The next attack came on six weeks after that, the fourth around a month later, the next a week later. What was happening to me?

In a chateau in France for new year in 2003, I awoke in the morning with the by-now familiar crushing chest pain. This time, the colour apparently drained from my face and, feeling very sick, I rushed to the bathroom, only to pass out on the way. My boyfriend deftly caught me just before I hit the floor while losing control of all my body functions. Enough was enough; it was time to see a GP.

Over the course of the next 18 months I was referred to a neurologist, a gastroenterologist, a cardiologist, an endocrinologist, a gynaecologist, several therapists and a urologist.
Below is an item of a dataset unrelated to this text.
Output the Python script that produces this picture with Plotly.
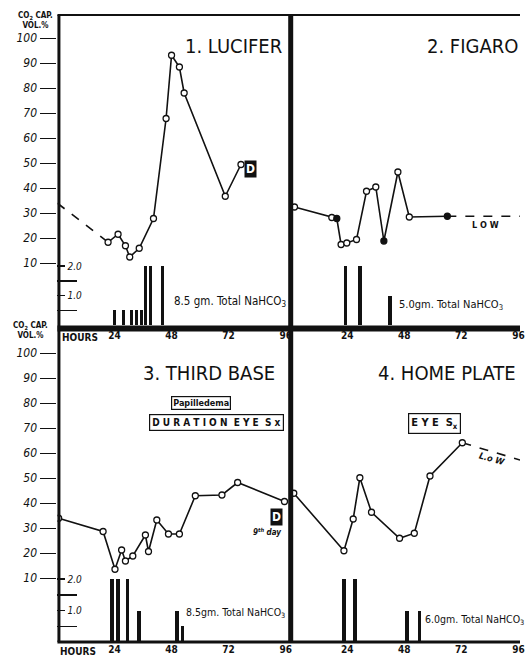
import plotly.graph_objects as go

# ---------------- data ----------------
hours_ticks = [24, 48, 72, 96]
co2_ticks = [10, 20, 30, 40, 50, 60, 70, 80, 90, 100]

# Panel 1 - Lucifer
luc_h = [21.3, 25.5, 28.6, 30.4, 34.4, 40.4, 45.7, 48.0, 51.3, 53.3, 70.6, 77.2]
luc_v = [18.4, 21.6, 17.0, 12.5, 16.0, 27.9, 67.9, 93.2, 88.5, 78.1, 36.8, 49.5]
luc_dash_h = [0.0, 21.3]
luc_dash_v = [34.0, 18.4]
luc_bar_h = [23.9, 27.9, 31.3, 33.4, 35.5, 37.2, 39.3, 44.3]
luc_bar_g = [0.5, 0.5, 0.5, 0.5, 0.5, 2.0, 2.0, 2.0]

# Panel 2 - Figaro
fig_h = [1.8, 17.5, 19.6, 21.4, 23.8, 27.9, 32.1, 36.0, 39.4, 45.3, 50.1, 66.1]
fig_v = [32.5, 28.3, 27.9, 17.5, 18.1, 19.5, 38.8, 40.5, 18.9, 46.5, 28.5, 28.8]
fig_filled = [False, False, True, False, False, False, False, False, True, False, False, True]
fig_dash_h = [66.1, 96.7]
fig_dash_v = [28.8, 28.8]
fig_bar_h = [23.3, 29.4, 42.1]
fig_bar_g = [2.0, 2.0, 1.0]

# Panel 3 - Third Base
tb_h = [0.5, 19.2, 24.2, 27.0, 28.6, 31.7, 37.0, 38.3, 41.8, 46.7, 51.3, 58.0, 69.2, 75.8, 95.5]
tb_v = [34.0, 28.7, 13.6, 21.3, 16.9, 18.9, 27.3, 20.7, 33.3, 27.7, 27.7, 43.0, 43.3, 48.3, 40.7]
tb_bar_h = [22.9, 25.6, 29.5, 34.4, 50.3, 52.6]
tb_bar_g = [2.0, 2.0, 2.0, 1.0, 1.0, 0.5]

# Panel 4 - Home Plate
hp_h = [1.5, 22.6, 26.5, 29.3, 34.2, 46.0, 52.2, 58.8, 72.4]
hp_v = [44.0, 21.0, 33.7, 50.2, 36.4, 26.0, 28.0, 50.9, 64.2]
hp_dash_h = [72.4, 96.7]
hp_dash_v = [64.2, 57.3]
hp_bar_h = [22.7, 27.2, 49.3, 54.4]
hp_bar_g = [2.0, 2.0, 1.0, 1.0]

# ---------------- layout helpers ----------------
W, H = 525, 656
FONT = "Liberation Sans Narrow, DejaVu Sans Condensed, Liberation Sans, sans-serif"
INK = "#111111"


def px(x):
    return x / W


def py(y):
    return (H - y) / H


L0, L1 = 58, 293      # left panels (page px)
R0, R1 = 293, 525     # right panels
T0, T1 = 15, 325      # top panels
B0, B1 = 330, 642     # bottom panels

fig = go.Figure()


def line_trace(h, v, xa, ya, filled=None, dash=False, markers=True):
    if filled is None:
        filled = [False] * len(h)
    fig.add_trace(go.Scatter(
        x=h, y=v, xaxis=xa, yaxis=ya,
        mode="lines+markers" if markers else "lines",
        line=dict(color=INK, width=1.6, dash="dash" if dash else "solid"),
        marker=dict(size=6, symbol="circle",
                    color=[INK if f else "white" for f in filled],
                    line=dict(color=INK, width=1.3)),
        showlegend=False, hoverinfo="x+y"))


def bar_trace(h, g, xa, ya, width=1.4):
    fig.add_trace(go.Bar(x=h, y=g, xaxis=xa, yaxis=ya, width=width,
                         marker=dict(color=INK, line=dict(width=0)),
                         showlegend=False))


# Panel 1
line_trace(luc_dash_h, luc_dash_v, "x", "y", dash=True, markers=False)
line_trace(luc_h, luc_v, "x", "y")
bar_trace(luc_bar_h, luc_bar_g, "x", "y5", width=1.25)
# Panel 2
line_trace(fig_dash_h, fig_dash_v, "x2", "y2", dash=True, markers=False)
line_trace(fig_h, fig_v, "x2", "y2", filled=fig_filled)
bar_trace(fig_bar_h, fig_bar_g, "x2", "y6", width=1.6)
# Panel 3
line_trace(tb_h, tb_v, "x3", "y3")
bar_trace(tb_bar_h, tb_bar_g, "x3", "y7", width=1.6)
# Panel 4
line_trace(hp_dash_h, hp_dash_v, "x4", "y4", dash=True, markers=False)
line_trace(hp_h, hp_v, "x4", "y4")
bar_trace(hp_bar_h, hp_bar_g, "x4", "y8", width=1.6)

xfont = dict(family=FONT, size=10, color=INK, weight="bold")
yfont = dict(family=FONT, size=12, color=INK, style="italic")


def xaxis(dom, anchor, rng, standoff):
    return dict(domain=dom, anchor=anchor, range=rng, tickvals=hours_ticks,
                ticktext=[str(t) for t in hours_ticks], showticklabels=True,
                ticks="", showline=False, showgrid=False, zeroline=False,
                tickfont=xfont, ticklabelstandoff=standoff,
                ticklabeloverflow="allow", fixedrange=True)


def yaxis(dom, anchor, rng, labels):
    return dict(domain=dom, anchor=anchor, range=rng, tickvals=co2_ticks,
                showticklabels=labels, ticks="outside" if labels else "",
                ticklen=16, tickwidth=1.5, tickcolor=INK,
                showline=False, showgrid=False, zeroline=False,
                tickfont=yfont, ticklabelstandoff=1)


def baraxis(over, anchor, rng, labels):
    d = dict(overlaying=over, anchor=anchor, range=rng, side="left",
             showgrid=False, zeroline=False, showline=False)
    if labels:
        d.update(tickvals=[1, 2], ticktext=["1.0", "2.0"], ticks="inside",
                 ticklen=8, tickwidth=1.5, tickcolor=INK,
                 ticklabelposition="inside", ticklabelstandoff=1,
                 tickfont=dict(family=FONT, size=10, color=INK, style="italic"),
                 minor=dict(tickvals=[0.5, 1.5], ticks="inside", ticklen=20,
                            tickwidth=1.5, tickcolor=INK))
    else:
        d.update(showticklabels=False, ticks="")
    return d


topdom = [py(T1), py(T0)]
botdom = [py(B1), py(B0)]
ldom = [px(L0), px(L1)]
rdom = [px(R0), 1.0]
xr_l = [0, (L1 - L0) / 2.4]
xr_r = [0, (R1 - R0) / 2.4]

fig.update_layout(
    width=W, height=H, margin=dict(l=0, r=0, t=0, b=0),
    paper_bgcolor="white", plot_bgcolor="white",
    showlegend=False, bargap=0,
    xaxis=xaxis(ldom, "y", xr_l, 3),
    xaxis2=xaxis(rdom, "y2", xr_r, 3),
    xaxis3=xaxis(ldom, "y3", xr_l, 0),
    xaxis4=xaxis(rdom, "y4", xr_r, 0),
    yaxis=yaxis(topdom, "x", [-14.7, 109.3], True),
    yaxis2=yaxis(topdom, "x2", [-14.7, 109.3], False),
    yaxis3=yaxis(botdom, "x3", [-15.5, 109.3], True),
    yaxis4=yaxis(botdom, "x4", [-15.5, 109.3], False),
    yaxis5=baraxis("y", "x", [0, 310 / 29.5], True),
    yaxis6=baraxis("y2", "x2", [0, 310 / 29.5], False),
    yaxis7=baraxis("y3", "x3", [0, 312 / 31.5], True),
    yaxis8=baraxis("y4", "x4", [0, 312 / 31.5], False),
)

# ---------------- frame lines ----------------
frame = [
    (L0, T0, 525, T0, 2),             # top border
    (L0 + 1.5, T0, L0 + 1.5, B1, 3),  # left axis
    (293.5, T0, 293.5, B1, 5),        # vertical divider
    (L0, 328.5, 525, 328.5, 6),       # horizontal divider
    (L0, B1, 525, B1, 3),             # bottom border
]
for x0, y0, x1, y1, w in frame:
    fig.add_shape(type="line", xref="paper", yref="paper",
                  x0=px(x0), y0=py(y0), x1=px(x1), y1=py(y1),
                  line=dict(color=INK, width=w))

# ---------------- annotations ----------------
TFONT = dict(family=FONT, size=20, color=INK)
GFONT = dict(family=FONT, size=11, color=INK)


def ann(text, x, y, xref, yref, font, xanchor="center", yanchor="middle", **kw):
    fig.add_annotation(text=text, x=x, y=y, xref=xref, yref=yref, font=font,
                       xanchor=xanchor, yanchor=yanchor, showarrow=False, **kw)


ann("1. LUCIFER", 95.5, 96.7, "x", "y", TFONT, xanchor="right")
ann("2. FIGARO", 96.5, 96.9, "x2", "y2", TFONT, xanchor="right")
ann("3. THIRD BASE", 92.5, 92.1, "x3", "y3", TFONT, xanchor="right")
ann("4. HOME PLATE", 96.0, 92.1, "x4", "y4", TFONT, xanchor="right")

ann("8.5 gm. Total NaHCO<sub>3</sub>", 96.8, 0.78, "x", "y5",
    dict(family=FONT, size=11.5, color=INK), xanchor="right")
ann("5.0gm. Total NaHCO<sub>3</sub>", 45.0, 0.68, "x2", "y6", GFONT, xanchor="left")
ann("8.5gm. Total NaHCO<sub>3</sub>", 96.6, 0.92, "x3", "y7",
    dict(family=FONT, size=10.5, color=INK), xanchor="right")
ann("6.0gm. Total NaHCO<sub>3</sub>", 56.0, 0.70, "x4", "y8",
    dict(family=FONT, size=10.5, color=INK), xanchor="left")

DFONT = dict(family=FONT, size=12, color="white", weight="bold")
ann("D", 81.3, 47.7, "x", "y", DFONT, bgcolor=INK, borderpad=1)
ann("D", 92.1, 34.6, "x3", "y3", DFONT, bgcolor=INK, borderpad=1)
ann("9<sup>th</sup> day", 88.3, 28.4, "x3", "y3",
    dict(family=FONT, size=8, color=INK, style="italic", weight="bold"))

ann("L O W", 82.0, 25.3, "x2", "y2", dict(family=FONT, size=9, color=INK, weight="bold"))
ann("L.o W", 84.9, 57.8, "x4", "y4", dict(family=FONT, size=9, color=INK, weight="bold",
                                           style="italic"), textangle=16)

ann("Papilledema", 60.6, 80.3, "x3", "y3",
    dict(family=FONT, size=9, color=INK, weight="bold"),
    bordercolor=INK, borderwidth=1.2, borderpad=1, bgcolor="white")
ann("D U R A T I O N &nbsp;E Y E &nbsp;S x", 67.0, 72.5, "x3", "y3",
    dict(family=FONT, size=10, color=INK, weight="bold"),
    bordercolor=INK, borderwidth=1.2, borderpad=2, bgcolor="white")
ann("E Y E &nbsp;S<sub>x</sub>", 60.8, 72.1, "x4", "y4",
    dict(family=FONT, size=11, color=INK, weight="bold"),
    bordercolor=INK, borderwidth=1.2, borderpad=2, bgcolor="white")

HFONT = dict(family=FONT, size=10, color=INK, weight="bold")
ann("HOURS", px(61), py(337), "paper", "paper", HFONT, xanchor="left")
ann("HOURS", px(59), py(651), "paper", "paper", HFONT, xanchor="left")

CFONT = dict(family=FONT, size=8, color=INK, weight="bold")
ann("CO<sub>2</sub> CAP.<br>VOL.%", px(36), py(9), "paper", "paper", CFONT,
    yanchor="top")
ann("CO<sub>2</sub> CAP.<br>VOL.%", px(31), py(319), "paper", "paper", CFONT,
    yanchor="top")

fig.write_html(
    "out.html",
    config={"staticPlot": True, "displayModeBar": False},
    post_script="document.body.style.margin='0';"
                "document.body.style.overflow='hidden';"
                "document.documentElement.style.overflow='hidden';",
)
I had EEGs, ECGs, endoscopies, colonoscopies, manomentries, ultrasound scans, allergy tests, hormone screening. I stopped smoking and drinking, started taking far more exercise and I went through a process of food and drink elimination, testing possible triggers one by one.

I was prescribed low-level anti-depressants, drugs to control acid production in my stomach and Nifedipine - which alleviates angina symptoms. Still the episodes continued, increasing in number and intensity until I was having up to four a day.

By now I was truly terrified. I was convinced that despite all the tests, they'd missed something major. Was it my heart? Something to do with my respiratory system? This was taking over my life. I was frightened to be alone lest I faint, fall and injure myself.

Then a family friend suggested that I might be having stress-induced panic attacks. I pooh-poohed this amateur diagnosis. Yes, I may have been through a brutal divorce. Yes I was under pressure. But I just wasn't the sort of person who would be prone to panic attacks. I could take the heat.

One day, in an idle moment, I typed "panic attack" into Google. Over 1.2 million results came back. I couldn't believe my eyes.

A panic attack, I discovered, is a severe attack of anxiety and fear that occurs often without warning and for no apparent reason. The cause is not clear. Stressful life events such as bereavement may sometimes trigger one. The site I was reading went on to describe my symptoms exactly.

Good god. Could it really be possible that this was all simply a physical manifestation of what was going on in my mind? Later, a counsellor explained that once the body starts to react in this extreme way, it becomes conditioned to that reaction until any bit of stress can trigger an attack.

My next port of call was Dr Elizabeth Bradley, a second GP, who listened carefully then agreed with my diagnosis, immediately referring me to a psychiatrist, who initially suggested I take heavy-weight antidepressants, undergo Cognitive Behavioural Therapy (CBT) and have breathing lessons. I refused the drugs. I didn't feel depressed, but by now just chronically anxious about my world.

I'm now six months down the line of CBT with chartered clinical psychologist, Judith Halperin. She's worked with me to re-frame the attacks as "moments of anxiety" and now I no longer feel that they may kill me. I now also recognise the pre-cursor signs of a "moment", and can often take averting tactics.

Although I'm still having my moments, their intensity has lessened. Part of that change is down to my recognising them for what they are. I'm still off the fags and now just have to tackle losing the weight I have gained as a result. Getting to this stage has taken two and half years of blood, sweat, tears - and lots of dosh. Now at least I'm having some days totally free of moments, and I'm quietly optimistic that these will become the norm.